Well, firstly we cannot provide a perfect notification schema.
Take for example the carrier, when we reach netif_carrier_off(),
the carrier might in fact be up already. We then fire linkwatch
and while we wait for the workqueue to handle it, the carrier
state may theoretically change again. Events to userspace can
get lost due to various reasons, for example memory pressure.

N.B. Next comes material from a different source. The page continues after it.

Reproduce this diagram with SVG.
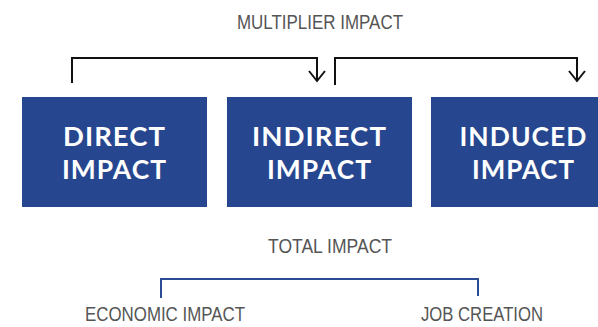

What I actually want to say is that we probably cannot guarentee
an up-to-date informal of all parties, what we can do is avoid
is inconsistency. So considering the above case, netif_carrier_on()
has to be syncronized by the caller, this means the carrier state
may not change while we're inside the function. Secondly we know
that when the function is called, there must have been no carrier
for some time _if_ the carrier is currently set to off. This
means that the above code is only issued for legal carrier
resumes. The fact that we go to dormant state before changing the
carrier state makes dev_oper_state() behave correctly because in
case we actually call dev_oper_state() between netif_dormant_on()
and setting the carrier bit the interface will still be seen as
down and then switches to dormant in a single atomic operation.

> Protocol driver must still call netif_dormant_on() itself or IFF_RUNNING
> may be stuck for long.

The IFF_WAIT flag can only be set by root, it is in his reponsibly
to handle this correctly. It is intended for userspace although
it can of course be used by drivers or stackable interfaces as well.

> >     if (test_and_clear_bit(__LINK_STATE_NOCARRIER, &dev->state))
> >             linkwatch_fire_event(dev);
> > -   if (netif_running(dev))
> > +
> > +   if (netif_running(dev) && !netif_dormant(dev));
> >             __netdev_watchdog_up(dev);
> ^^^^^^^^^^^^^^^^^^^^^^^^^^^^^^^^^^^^^^^^^
> Could be called even if the above netif_dormant_on() set the status.
> Hope the protocol resets it when it gets 'carrier down' event.

Theoretically yes, it has the same "issues" as all other link states.